Remove distractions. My will-power for resisting sweets went right out the window when quarantine started and my college-aged daughter moved back home, started baking, and filled the house with distracting desserts. These confections either derail my intentions to eat less sugar or they force me to spend mental energy fighting them. (But they are delicious.)
Think about how you can you tweak your environment or schedule to limit distractions. If you are trying to cut down on junk food, for example, keep it out of the house in the first place by shopping at times when you’re not mentally fatigued and low on willpower. I have stopped checking my newsfeed before bed because I know from experience that when I’m tired it’s hard to stop. I have also been trying to tidy up my art studio – at least to a reasonable level – after each session so that I don’t walk into a distracting pile of clutter the next day.
Look for social support. The same study that looked at self-control in people’s daily lives also found that when study participants were around other people, their behavior changed. When people were around, it was easier for participants to follow through on their intentions. However, if the other people were doing the behavior that the participant was trying to resist, the opposite was true. In other words, if you are trying not to eat sugary snacks, you will probably be more successful at resisting them when other people are around unless those people are already eating sugary snacks, in which case you are more likely to succumb. This difference is not a function of desire or innate self-control, it is simply a function of the social environment.
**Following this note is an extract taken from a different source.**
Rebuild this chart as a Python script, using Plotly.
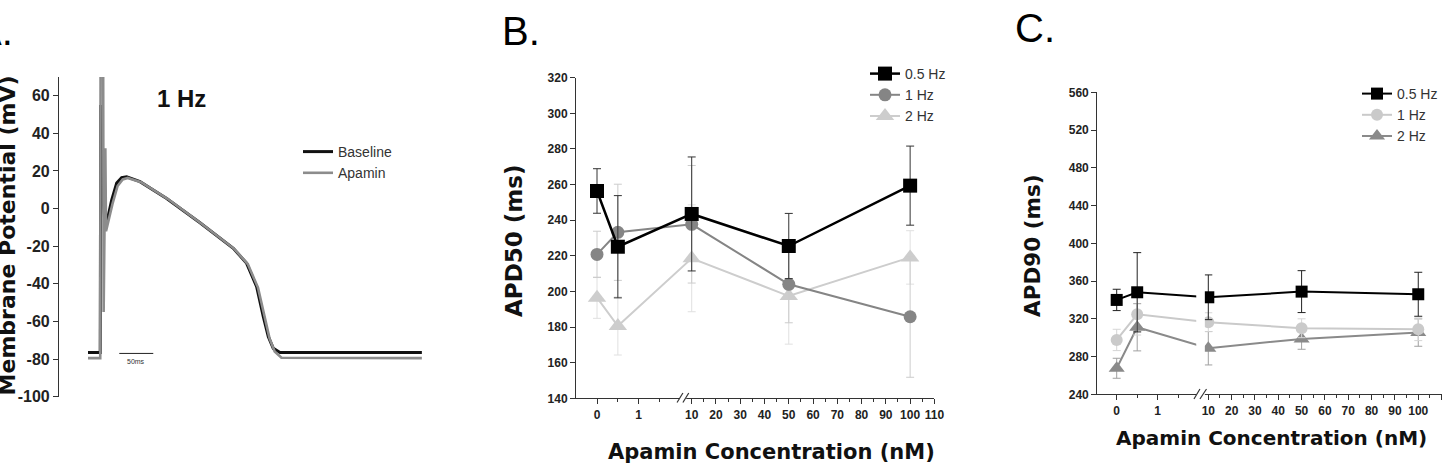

It can be easier to get things done if you’re working in the context of a like-minded group – a team at work, a writer’s group, a study group, or even people you don’t know working near you in a coffee shop or library. Many schools recommend that students have their own private space for online work, which often ends up being their bedroom. This might work well for some, but others might actually work better (depending on the task) in a shared space with siblings or at the dining room table alongside a parent who is working from home.
Keep your brain tuned up. When you are mentally fatigued, it’s much harder to avoid distractions, stick to a schedule, and focus. Keep your mental resources topped up by taking a break from work and screens and doing something restorative like walking to a park, meditating, or just relaxing on the terrace. This restorative time is as important as all those other things you have to do, so schedule in the time.
Discipline Keeps you Moving
There is no doubt that feeling motivated makes it easier to do things. My sister-in-law does yoga every day because she loves yoga and feels like doing it. But even so, she is diligent about scheduling in her yoga time so that it doesn’t get absorbed by all the other things she needs to do.
Paradoxically, motivation can also be the result rather than the driver of doing the work. Many people find that once they get themselves started on something, they are motivated to continue because they get satisfaction either from the task itself or from the positive feeling of getting something done.
But we can’t always rely on motivation, which is why discipline is so important. Motivation can put an extra spring in your step, but it’s discipline that charts your path and keeps you moving.
What are your favorite strategies for creating discipline?